Over his career Pappas has built an impressive teaching portfolio with courses as varied as Modern Greek to Syntax and Sociolinguistics. But it is his leadership role in improving teaching at SFU that won him a 2019 Cormack Teaching Award. The Cormack Awards were created to recognize excellent and innovative teaching within the Faculty of Arts and Social Sciences.

Since coming to Simon Fraser University in 2002, Pappas has poured most of his energy into improving students’ writing. The university grew quickly between 2005 and 2010, and many international students were unprepared to handle the level of writing expected of them. SFU responded by developing Writing-Intensive W courses designed to show students that writing is a necessary part of their learning process and not something that happens at the end of learning.

“Writing or explaining is how we prove whether we know something or not,” Pappas says. “Good students and successful academics use writing every step of the way to scaffold their knowledge.”

W-courses at SFU aim to train students to write for their particular discipline. Pappas soon realized that linguistics students were not getting enough instruction in how to write in the required style and rhetoric that uses deductive reasoning argumentation where sometimes the things that can’t be said reveal the rules of language. He rose to the challenge by creating a 300 level Writing-Intensive (W) course and teaching two W courses. When Pappas saw that linguistics students also needed writing training at the lower division level, he created such a course after conducting two pilot studies.

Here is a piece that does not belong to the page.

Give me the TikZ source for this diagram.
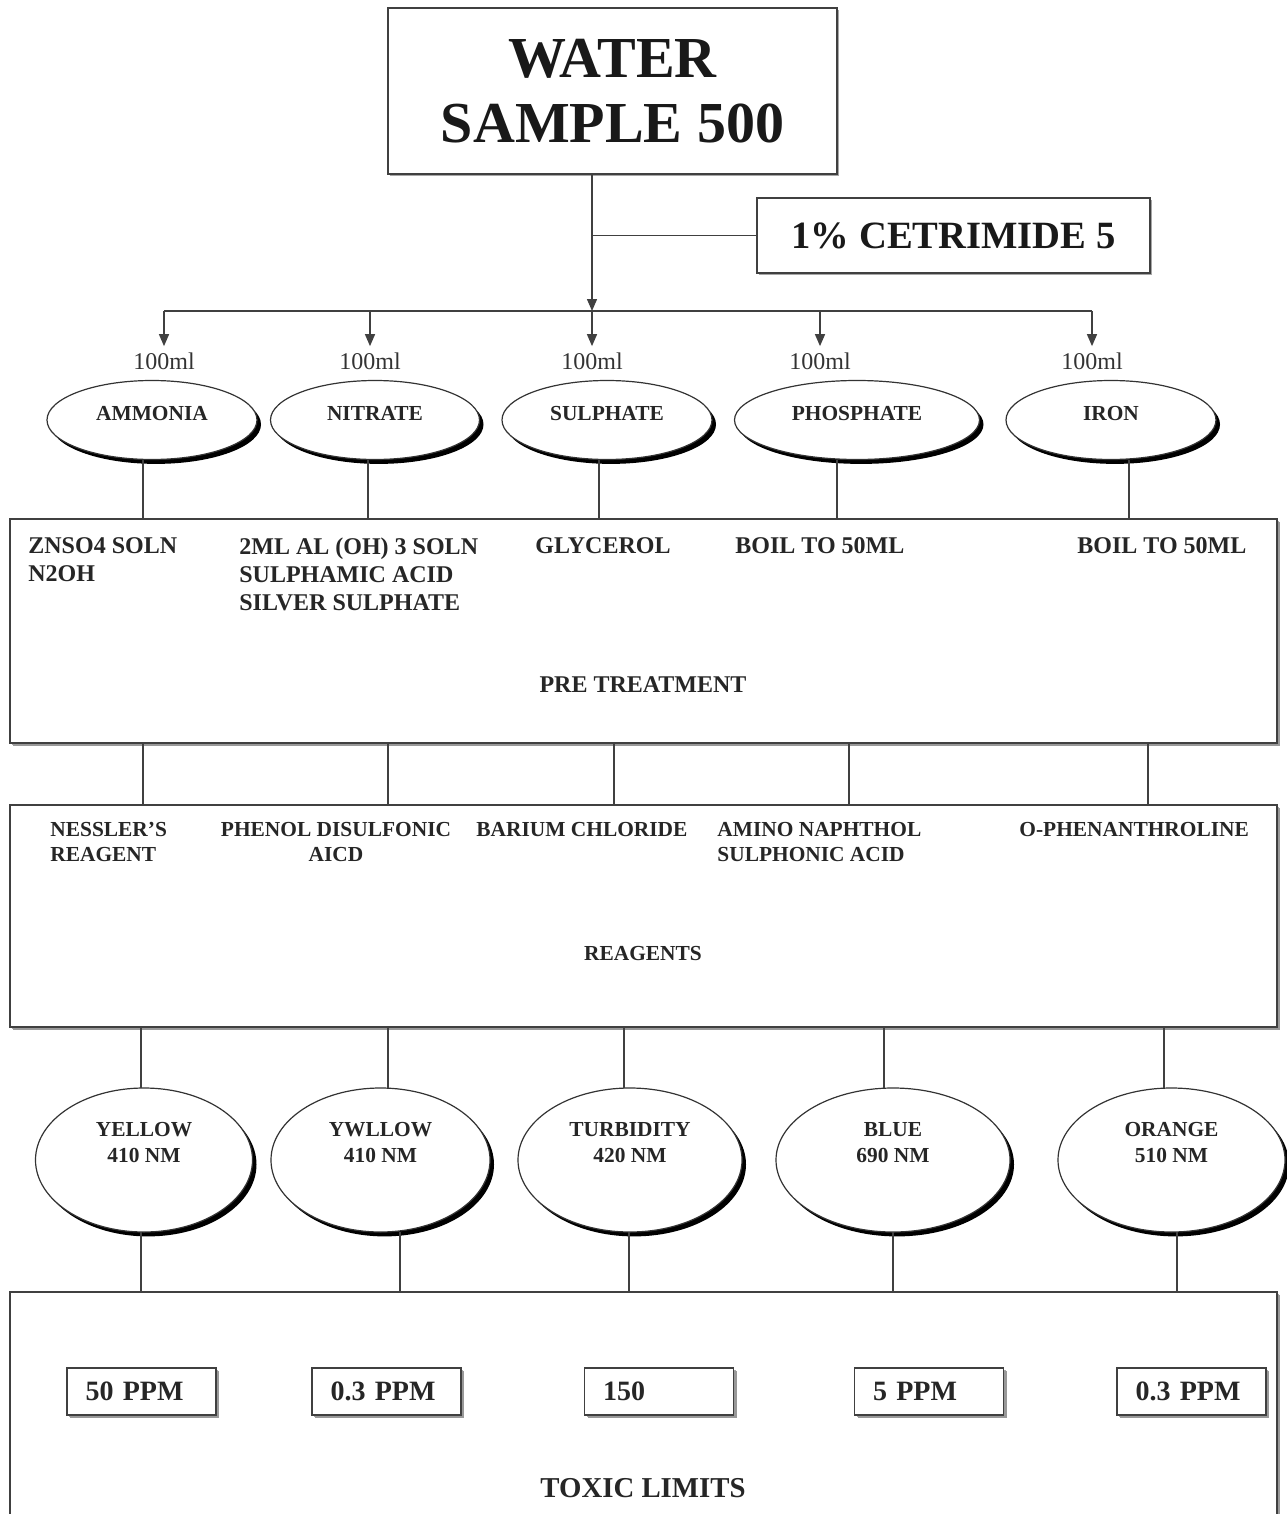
\documentclass[tikz,border=0pt]{standalone}
\usepackage{fontspec}
\setmainfont{Liberation Serif}
\usetikzlibrary{arrows.meta, shapes.geometric, shadows}

\tikzset{
  conn/.style={draw=black!75, line width=0.7pt},
  arr/.style={conn, -{Triangle[width=5pt,length=6pt]}},
  bigbox/.style={draw=black!75, line width=0.9pt, fill=white, inner sep=0pt, outer sep=0pt,
    drop shadow={shadow xshift=1pt, shadow yshift=-1pt, fill=black!35, opacity=1}},
  panel/.style={bigbox, minimum width=633.5pt, minimum height=112pt,
    drop shadow={shadow xshift=1.6pt, shadow yshift=-1.6pt, fill=black!40, opacity=1}},
  oval/.style={ellipse, draw=black!80, line width=0.6pt, fill=white, inner sep=0pt, outer sep=0pt,
    text=black!85, font=\bfseries\fontsize{10.7}{13}\selectfont,
    drop shadow={shadow xshift=2pt, shadow yshift=-2.2pt, fill=black, opacity=1}},
  pretext/.style={anchor=north west, inner sep=0pt, align=left, text=black!85,
    font=\bfseries\fontsize{12}{14}\selectfont},
  reatext/.style={anchor=north west, inner sep=0pt, align=left, text=black!85,
    font=\bfseries\fontsize{10.7}{12.5}\selectfont},
  limbox/.style={bigbox, minimum width=74.5pt, minimum height=23.5pt, text width=56pt,
    inner xsep=9.25pt, align=left, text=black!85, font=\bfseries\fontsize{14}{16}\selectfont,
    drop shadow={shadow xshift=1.6pt, shadow yshift=-1.6pt, fill=black!40, opacity=1}}
}

\begin{document}
\begin{tikzpicture}[x=0.5pt, y=-0.5pt]
\useasboundingbox (0,0) rectangle (1286,1514);

\node[bigbox, minimum width=224.5pt, minimum height=83pt, align=center, text=black!90,
  font=\bfseries\fontsize{29}{32.5}\selectfont] (water) at (612.5,91) {WATER\\SAMPLE 500};
\node[bigbox, minimum width=196.5pt, minimum height=37.5pt, text=black!90,
  font=\bfseries\fontsize{19.3}{22}\selectfont] (cetr) at (953.5,235.5) {1\% CETRIMIDE 5};
\coordinate (bus) at (592,311);
\draw[conn] (cetr.west) -- (cetr.west -| bus);
\draw[arr] (water.south -| bus) -- (bus);

\foreach \x/\n in {164/1, 370/2, 592/3, 820/4, 1092/5}
  \node[inner sep=3pt, text=black!80, font=\fontsize{12}{14}\selectfont] (ml\n) at (\x,361) {100ml};
\draw[conn] (ml1.north |- bus) -- (ml5.north |- bus);
\foreach \n in {1,...,5}
  \draw[arr] (ml\n.north |- bus) -- (ml\n.north);

\foreach \x/\w/\n/\t in {152/105/amm/AMMONIA, 375/104.5/nit/NITRATE, 607/105/sul/SULPHATE,
    857/122.5/pho/PHOSPHATE, 1111/105/iro/IRON}
  \node[oval, minimum width=\w pt, minimum height=39.5pt, text height=7pt, text depth=7pt] (\n) at (\x,420) {\t};

\node[panel] (pre) at (643.5,631) {};
\foreach \n/\x in {amm/143, nit/368, sul/599, pho/837, iro/1129}
  \draw[conn] (\n.south -| \x,0) -- (pre.north -| \x,0);
\node[pretext] (zn) at (28,537) {ZNSO4 SOLN\\N2OH};
\node[pretext] (al) at (239,537) {2ML AL (OH) 3 SOLN\\SULPHAMIC ACID\\SILVER SULPHATE};
\node[pretext] (gly) at (535,537) {GLYCEROL};
\node[pretext] (boila) at (735,537) {BOIL TO 50ML};
\node[pretext] (boilb) at (1077,537) {BOIL TO 50ML};
\node[pretext, anchor=center] (pretitle) at (643,685) {PRE TREATMENT};

\node[panel, minimum height=111pt] (rea) at (643.5,916) {};
\foreach \x in {143,388,614,849,1148}
  \draw[conn] (pre.south -| \x,0) -- (rea.north -| \x,0);
\node[reatext] (nes) at (50,822) {NESSLER’S\\REAGENT};
\node[reatext, anchor=north, align=center] (phe) at (336,822) {PHENOL DISULFONIC\\AICD};
\node[reatext] (bar) at (476,822) {BARIUM CHLORIDE};
\node[reatext] (ami) at (717,822) {AMINO NAPHTHOL\\SULPHONIC ACID};
\node[reatext] (oph) at (1019,822) {O-PHENANTHROLINE};
\node[reatext, anchor=center] (reatitle) at (643,954) {REAGENTS};

\foreach \x/\w/\n/\t in {144/108.5/yel/{YELLOW\\410 NM}, 380.5/109.5/ywl/{YWLLOW\\410 NM},
    630/112/tur/{TURBIDITY\\420 NM}, 893/117/blu/{BLUE\\690 NM}, 1171.5/113.5/ora/{ORANGE\\510 NM}}
  \node[oval, align=center, minimum width=\w pt, minimum height=72pt, text height=7pt, text depth=5pt] (\n) at (\x,1160) {\t};
\foreach \n/\x in {yel/141, ywl/388, tur/624, blu/884, ora/1164}
  \draw[conn] (rea.south -| \x,0) -- (\n.north -| \x,0);

\node[panel, minimum height=115pt] (tox) at (643.5,1407) {};
\foreach \n/\x in {yel/141, ywl/400, tur/629, blu/893, ora/1177}
  \draw[conn] (\n.south -| \x,0) -- (tox.north -| \x,0);
\foreach \x/\n/\t in {141.5/lima/50 PPM, 386.5/limb/0.3 PPM, 659/limc/150, 929/limd/5 PPM, 1191.5/lime/0.3 PPM}
  \node[limbox] (\n) at (\x,1391.5) {\t};
\node[inner sep=0pt, text=black!85, font=\bfseries\fontsize{14.4}{16}\selectfont] (toxtitle) at (643,1488) {TOXIC LIMITS};
\end{tikzpicture}
\end{document}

Pappas says that seven years ago it was not unusual for linguistics students to arrive at their fourth year not having taken a single writing course. That meant that all their examinations, all the ways in which they proved what they have mastered, would have been through multiple choice tests that may have included some short answer questions. But the culture has changed in the linguistics department.

“It’s been a long and very careful approach despite the fact that those of us who have invested our time in this were not trained ourselves in terms of how to teach writing this way,” Pappas says. “You’ve got to go out of your comfort zone. And then you have to face the fact that you were doing a lot of things wrong.”

Beyond mastering academic writing there are systemic issues that may hinder students’ learning. As universities admit more students, the standard middle class to upper middle class student base diversifies as people from different backgrounds and with different abilities and understandings join an expanding student body. Helping students from all circumstances succeed is something that Pappas finds particularly rewarding.

“I’ve had really good students in my courses but when I talked to them about getting a Master’s degree, they didn’t know what it was because they were the first people in their family to go to university,” Pappas says. “There are academically strong students who don’t understand the system at all. They think that you get a university degree and that’s it. Well it’s no longer ‘it’ because almost everybody has some kind of postsecondary education. If you’re really good you have to go to the next level.”